Search code examples
apache-flinkflink-streaming

Flink: the result of SocketWindowCount example isn't what I expected


I am new to flink. I follow the quickstart on the flink website and deploy flink on a single machine. After I do "./bin/flink run examples/streaming/SocketWindowWordCount.jar --port 9000" and enter the words as the website described, I get the result:final result

It seems that the program didn't do the reduce,I just want to know why? Thanks.


Solution

  • The program did do a reduce, but not fully, because your input must have fallen into two different 5 second windows. That's why the 4 instances of ipsum where reported as 1 + 3 -- the first one fell into one window, and the other 3 into another window (along with the "bye").

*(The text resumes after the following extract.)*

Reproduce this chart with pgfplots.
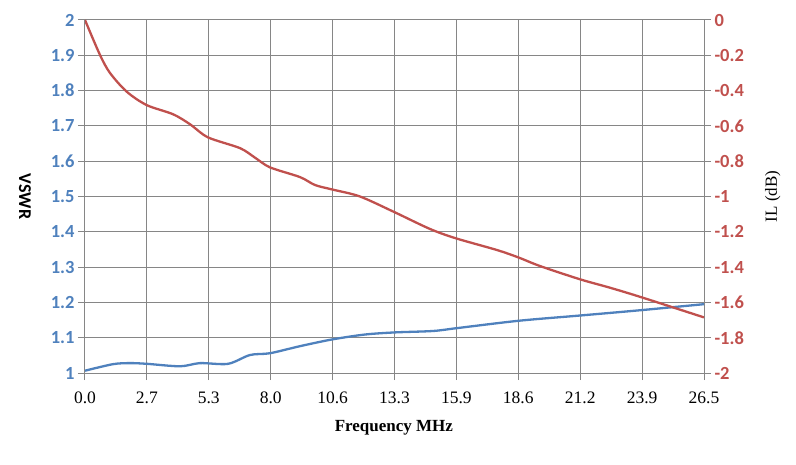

    Flink's window boundaries are based on alignment with the clock. So if your input events occurred between 14:00:04 and 14:00:08, for example, they would fall into two 5 second windows -- one for 14:00:00 - 14:00:04.999 and another for 14:00:05 - 14:00:09.999 -- even though all of your events fit into a single interval that's only 4 seconds long.

    If you try again, you can expect to see similar, but probably different results. That's a consequence of doing windowed analytics based on "processing time". If you want your applications to get repeatable results, you should plan on using "event time" analytics instead (where the timestamps are based on when the events occurred, rather than when they were processed).